What needs to be done.
Report the number of lines in the entries below that include the word "Clone", and nothing else.

[Lines of data]
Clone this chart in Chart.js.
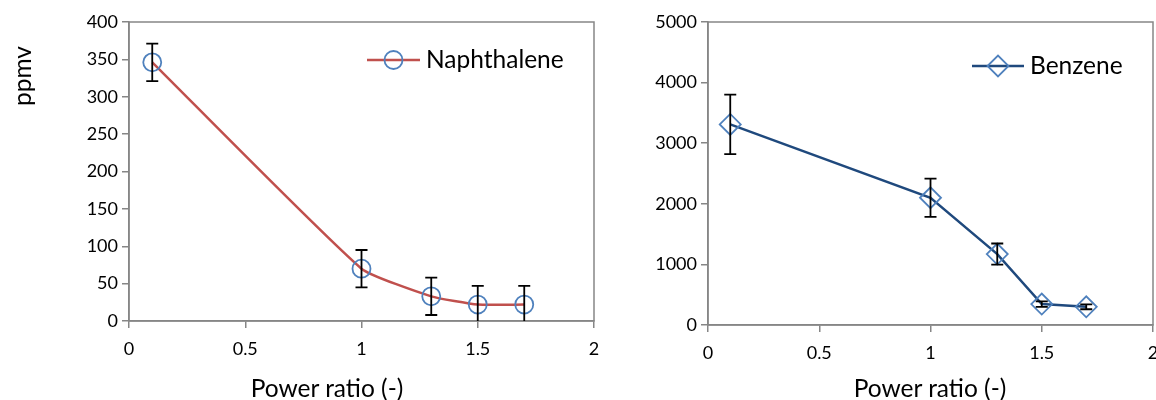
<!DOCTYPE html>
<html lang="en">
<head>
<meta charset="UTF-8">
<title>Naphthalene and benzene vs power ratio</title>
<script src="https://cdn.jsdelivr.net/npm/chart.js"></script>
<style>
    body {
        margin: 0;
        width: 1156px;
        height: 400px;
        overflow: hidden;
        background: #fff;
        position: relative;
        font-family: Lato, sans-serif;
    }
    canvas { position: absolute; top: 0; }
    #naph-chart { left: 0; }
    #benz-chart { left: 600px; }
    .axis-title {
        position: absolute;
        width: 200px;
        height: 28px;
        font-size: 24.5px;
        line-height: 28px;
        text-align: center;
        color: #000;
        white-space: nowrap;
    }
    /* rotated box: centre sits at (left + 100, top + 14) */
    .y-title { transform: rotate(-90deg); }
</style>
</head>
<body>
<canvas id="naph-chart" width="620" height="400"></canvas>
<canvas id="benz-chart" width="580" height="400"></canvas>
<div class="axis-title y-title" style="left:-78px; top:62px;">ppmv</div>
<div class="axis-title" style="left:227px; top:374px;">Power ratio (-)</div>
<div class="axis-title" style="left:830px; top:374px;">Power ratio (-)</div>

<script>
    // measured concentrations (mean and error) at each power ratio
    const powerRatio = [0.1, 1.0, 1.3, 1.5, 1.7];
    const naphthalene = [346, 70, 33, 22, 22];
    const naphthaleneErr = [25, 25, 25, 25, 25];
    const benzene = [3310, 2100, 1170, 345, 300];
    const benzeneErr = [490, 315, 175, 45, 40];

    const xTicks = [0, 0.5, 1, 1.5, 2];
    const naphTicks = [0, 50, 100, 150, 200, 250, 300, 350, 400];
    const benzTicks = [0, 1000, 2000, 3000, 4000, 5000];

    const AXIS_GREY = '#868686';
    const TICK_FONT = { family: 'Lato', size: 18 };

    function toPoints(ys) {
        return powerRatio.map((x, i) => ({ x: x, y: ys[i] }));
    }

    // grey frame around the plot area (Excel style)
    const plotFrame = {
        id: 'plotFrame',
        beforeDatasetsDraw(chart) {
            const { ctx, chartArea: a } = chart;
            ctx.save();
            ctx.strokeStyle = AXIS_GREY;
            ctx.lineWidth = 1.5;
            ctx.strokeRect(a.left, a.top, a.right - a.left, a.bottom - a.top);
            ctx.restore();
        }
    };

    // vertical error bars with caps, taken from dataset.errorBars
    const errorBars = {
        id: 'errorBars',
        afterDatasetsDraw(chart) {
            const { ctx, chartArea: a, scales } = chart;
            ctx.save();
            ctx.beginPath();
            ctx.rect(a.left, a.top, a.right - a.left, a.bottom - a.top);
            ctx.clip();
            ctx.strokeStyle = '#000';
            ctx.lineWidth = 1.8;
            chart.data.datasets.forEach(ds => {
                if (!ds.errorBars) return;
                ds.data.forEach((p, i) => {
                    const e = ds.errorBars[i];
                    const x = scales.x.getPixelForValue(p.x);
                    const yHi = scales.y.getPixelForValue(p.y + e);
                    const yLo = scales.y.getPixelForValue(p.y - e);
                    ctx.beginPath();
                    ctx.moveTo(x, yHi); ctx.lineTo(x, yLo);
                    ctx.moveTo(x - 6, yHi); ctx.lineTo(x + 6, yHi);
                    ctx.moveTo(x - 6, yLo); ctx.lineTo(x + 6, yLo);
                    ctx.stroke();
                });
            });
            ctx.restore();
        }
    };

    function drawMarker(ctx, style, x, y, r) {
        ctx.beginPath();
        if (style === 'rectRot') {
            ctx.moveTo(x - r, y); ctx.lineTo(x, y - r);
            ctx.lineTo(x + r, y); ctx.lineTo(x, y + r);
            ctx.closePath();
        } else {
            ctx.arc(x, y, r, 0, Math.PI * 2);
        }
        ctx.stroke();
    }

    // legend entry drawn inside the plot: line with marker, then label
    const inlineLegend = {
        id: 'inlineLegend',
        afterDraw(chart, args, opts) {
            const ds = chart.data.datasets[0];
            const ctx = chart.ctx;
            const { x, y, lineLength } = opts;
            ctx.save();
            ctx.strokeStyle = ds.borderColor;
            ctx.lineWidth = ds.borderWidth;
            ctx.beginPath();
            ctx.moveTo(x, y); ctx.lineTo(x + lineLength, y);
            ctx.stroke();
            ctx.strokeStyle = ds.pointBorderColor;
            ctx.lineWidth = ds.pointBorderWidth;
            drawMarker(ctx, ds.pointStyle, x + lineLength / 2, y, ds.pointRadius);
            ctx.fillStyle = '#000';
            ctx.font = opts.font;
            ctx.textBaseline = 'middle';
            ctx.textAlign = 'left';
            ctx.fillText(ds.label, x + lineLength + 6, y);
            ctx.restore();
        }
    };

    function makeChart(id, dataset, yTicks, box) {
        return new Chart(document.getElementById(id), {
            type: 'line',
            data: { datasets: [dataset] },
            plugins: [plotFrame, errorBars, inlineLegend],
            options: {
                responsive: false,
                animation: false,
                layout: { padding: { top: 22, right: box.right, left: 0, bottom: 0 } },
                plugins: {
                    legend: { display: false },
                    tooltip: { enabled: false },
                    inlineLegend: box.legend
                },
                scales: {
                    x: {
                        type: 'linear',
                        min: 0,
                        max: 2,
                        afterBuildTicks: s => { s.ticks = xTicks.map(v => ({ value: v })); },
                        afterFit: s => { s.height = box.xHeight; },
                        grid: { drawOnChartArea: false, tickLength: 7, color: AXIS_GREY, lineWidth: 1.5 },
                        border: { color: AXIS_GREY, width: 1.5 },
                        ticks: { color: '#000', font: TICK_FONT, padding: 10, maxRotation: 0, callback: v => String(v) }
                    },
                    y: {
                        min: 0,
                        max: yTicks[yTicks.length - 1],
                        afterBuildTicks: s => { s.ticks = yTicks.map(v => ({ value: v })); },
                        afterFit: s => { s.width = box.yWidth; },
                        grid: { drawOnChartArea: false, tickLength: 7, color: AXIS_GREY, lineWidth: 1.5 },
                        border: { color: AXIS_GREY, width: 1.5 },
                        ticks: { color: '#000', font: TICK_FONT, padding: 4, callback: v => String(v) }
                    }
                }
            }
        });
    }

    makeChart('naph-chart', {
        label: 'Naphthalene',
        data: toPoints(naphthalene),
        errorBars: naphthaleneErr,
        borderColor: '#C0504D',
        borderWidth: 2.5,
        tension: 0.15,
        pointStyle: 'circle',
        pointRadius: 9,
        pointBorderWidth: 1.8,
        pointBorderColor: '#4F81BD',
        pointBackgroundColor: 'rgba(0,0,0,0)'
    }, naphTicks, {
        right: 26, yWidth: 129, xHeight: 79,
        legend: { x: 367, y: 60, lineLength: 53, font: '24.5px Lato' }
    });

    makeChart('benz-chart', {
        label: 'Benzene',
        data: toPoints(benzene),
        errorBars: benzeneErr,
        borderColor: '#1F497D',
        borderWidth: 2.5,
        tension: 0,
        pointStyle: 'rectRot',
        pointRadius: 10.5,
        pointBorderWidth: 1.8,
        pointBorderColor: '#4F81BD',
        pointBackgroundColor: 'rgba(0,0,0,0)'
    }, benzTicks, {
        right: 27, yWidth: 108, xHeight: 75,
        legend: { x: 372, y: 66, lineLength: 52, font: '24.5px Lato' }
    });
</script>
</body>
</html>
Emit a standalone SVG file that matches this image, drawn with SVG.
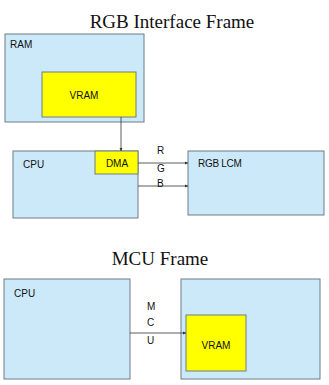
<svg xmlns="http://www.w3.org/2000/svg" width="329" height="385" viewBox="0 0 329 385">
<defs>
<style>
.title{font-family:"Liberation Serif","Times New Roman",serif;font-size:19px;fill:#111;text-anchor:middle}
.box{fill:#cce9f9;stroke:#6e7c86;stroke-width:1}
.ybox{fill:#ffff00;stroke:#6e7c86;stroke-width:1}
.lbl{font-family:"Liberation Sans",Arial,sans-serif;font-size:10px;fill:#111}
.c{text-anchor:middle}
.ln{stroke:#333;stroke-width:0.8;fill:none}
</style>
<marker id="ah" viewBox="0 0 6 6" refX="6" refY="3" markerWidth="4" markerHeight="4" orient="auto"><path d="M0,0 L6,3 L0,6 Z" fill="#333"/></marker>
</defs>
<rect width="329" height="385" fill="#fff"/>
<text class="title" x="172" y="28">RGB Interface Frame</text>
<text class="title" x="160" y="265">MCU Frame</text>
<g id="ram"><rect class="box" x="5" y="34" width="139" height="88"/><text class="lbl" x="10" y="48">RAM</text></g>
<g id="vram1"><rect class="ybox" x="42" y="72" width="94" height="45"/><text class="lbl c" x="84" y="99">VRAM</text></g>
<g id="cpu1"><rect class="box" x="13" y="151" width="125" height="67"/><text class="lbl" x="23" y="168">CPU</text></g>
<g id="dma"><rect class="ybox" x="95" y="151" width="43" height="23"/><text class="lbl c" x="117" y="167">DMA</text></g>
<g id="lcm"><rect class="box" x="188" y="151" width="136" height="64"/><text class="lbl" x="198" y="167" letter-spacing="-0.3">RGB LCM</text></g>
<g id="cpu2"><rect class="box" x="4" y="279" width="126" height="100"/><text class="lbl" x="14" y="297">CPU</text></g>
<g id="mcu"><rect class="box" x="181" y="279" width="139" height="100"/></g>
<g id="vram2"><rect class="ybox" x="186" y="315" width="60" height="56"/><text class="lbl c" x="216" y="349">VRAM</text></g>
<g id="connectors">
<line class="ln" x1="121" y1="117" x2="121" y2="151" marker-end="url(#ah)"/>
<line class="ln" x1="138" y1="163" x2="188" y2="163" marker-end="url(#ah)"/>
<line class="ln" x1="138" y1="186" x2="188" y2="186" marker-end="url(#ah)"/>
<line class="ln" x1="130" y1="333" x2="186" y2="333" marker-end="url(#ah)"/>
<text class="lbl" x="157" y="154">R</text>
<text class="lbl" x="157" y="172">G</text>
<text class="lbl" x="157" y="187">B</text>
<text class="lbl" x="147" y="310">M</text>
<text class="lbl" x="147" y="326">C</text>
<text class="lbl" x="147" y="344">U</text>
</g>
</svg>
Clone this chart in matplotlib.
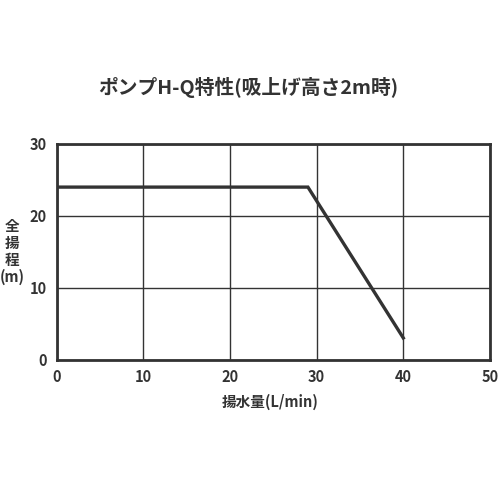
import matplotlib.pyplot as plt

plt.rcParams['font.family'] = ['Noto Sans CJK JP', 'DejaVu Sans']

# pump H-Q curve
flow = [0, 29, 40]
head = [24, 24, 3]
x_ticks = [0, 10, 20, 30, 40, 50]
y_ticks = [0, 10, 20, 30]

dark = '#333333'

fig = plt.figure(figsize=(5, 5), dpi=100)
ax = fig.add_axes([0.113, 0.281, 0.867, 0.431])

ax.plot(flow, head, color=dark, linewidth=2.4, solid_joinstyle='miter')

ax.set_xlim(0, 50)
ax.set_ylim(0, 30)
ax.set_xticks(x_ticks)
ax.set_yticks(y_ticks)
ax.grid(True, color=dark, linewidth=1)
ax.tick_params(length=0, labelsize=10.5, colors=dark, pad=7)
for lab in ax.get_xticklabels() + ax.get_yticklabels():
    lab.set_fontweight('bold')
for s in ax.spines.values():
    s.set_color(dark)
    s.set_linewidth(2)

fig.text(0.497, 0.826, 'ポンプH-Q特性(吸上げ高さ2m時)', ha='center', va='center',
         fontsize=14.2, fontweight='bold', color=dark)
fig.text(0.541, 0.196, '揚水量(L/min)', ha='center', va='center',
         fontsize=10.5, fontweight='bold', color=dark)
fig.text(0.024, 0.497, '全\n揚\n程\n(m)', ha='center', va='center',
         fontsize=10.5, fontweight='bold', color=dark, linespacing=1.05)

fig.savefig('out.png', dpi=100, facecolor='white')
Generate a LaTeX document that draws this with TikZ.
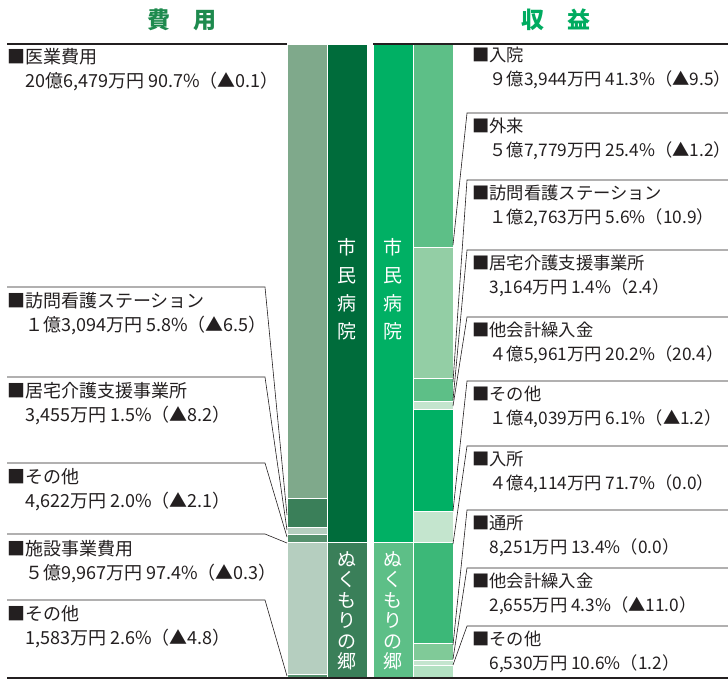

Finished task.
2